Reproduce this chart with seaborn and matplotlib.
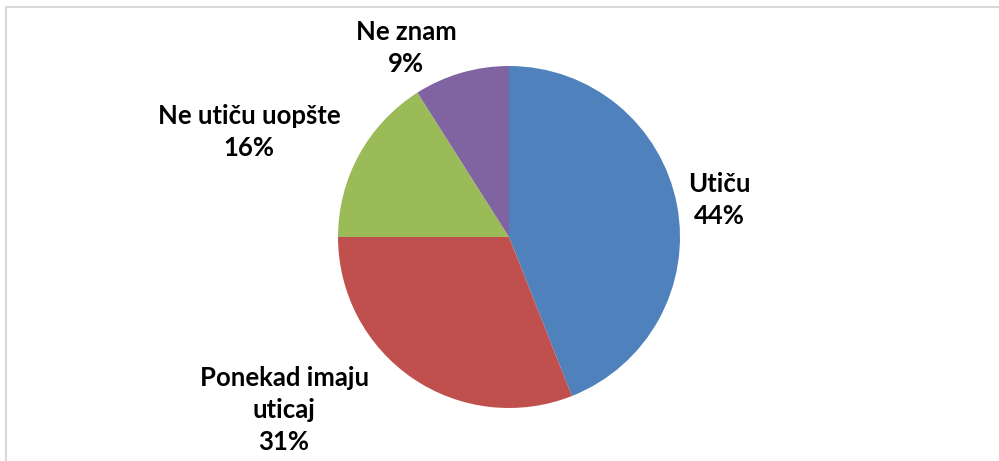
import numpy as np
import matplotlib
matplotlib.use("Agg")
import matplotlib.pyplot as plt
import seaborn as sns
from matplotlib.patches import Rectangle

# podaci
kategorije = ["Utiču", "Ponekad imaju\nuticaj", "Ne utiču uopšte", "Ne znam"]
procenti = [44, 31, 16, 9]
boje = ["#4F81BD", "#C0504D", "#9BBB59", "#8064A2"]

# pozicije natpisa (ugao u stepenima, udaljenost kao dio poluprecnika)
natpis_ugao = [9.9, -142.4, 158.0, 118.5]
natpis_r = [1.25, 1.66, 1.64, 1.26]

sns.set_theme(style="white")
plt.rcParams["font.family"] = ["Lato", "DejaVu Sans"]

fig = plt.figure(figsize=(9.99, 4.61), dpi=100)
ax = fig.add_axes([0, 0, 1, 1])

centar = (509, 224)
R = 171
paleta = sns.color_palette(boje)
ax.pie(procenti, colors=paleta, startangle=90, counterclock=False,
       center=centar, radius=R, frame=True,
       wedgeprops=dict(linewidth=0))
ax.set_xlim(0, 999)
ax.set_ylim(0, 461)
ax.set_aspect("equal")
ax.axis("off")

for kat, p, ug, r in zip(kategorije, procenti, natpis_ugao, natpis_r):
    x = centar[0] + r * R * np.cos(np.radians(ug))
    y = centar[1] + r * R * np.sin(np.radians(ug))
    ax.text(x, y, f"{kat}\n{p}%", ha="center", va="center", fontsize=18.5,
            fontweight="bold", color="black", linespacing=1.4)

# okvir grafikona
fig.patches.append(Rectangle((6 / 999, -0.1), 1.2, (461 - 7) / 461 + 0.1,
                             transform=fig.transFigure, fill=False,
                             edgecolor="#D9D9D9", linewidth=1.5))

plt.savefig("out.png", dpi=100)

_ _ _

Problem description: Report how many lines of the data hold the string "matplotlib"; give only the number.

Finished task: 5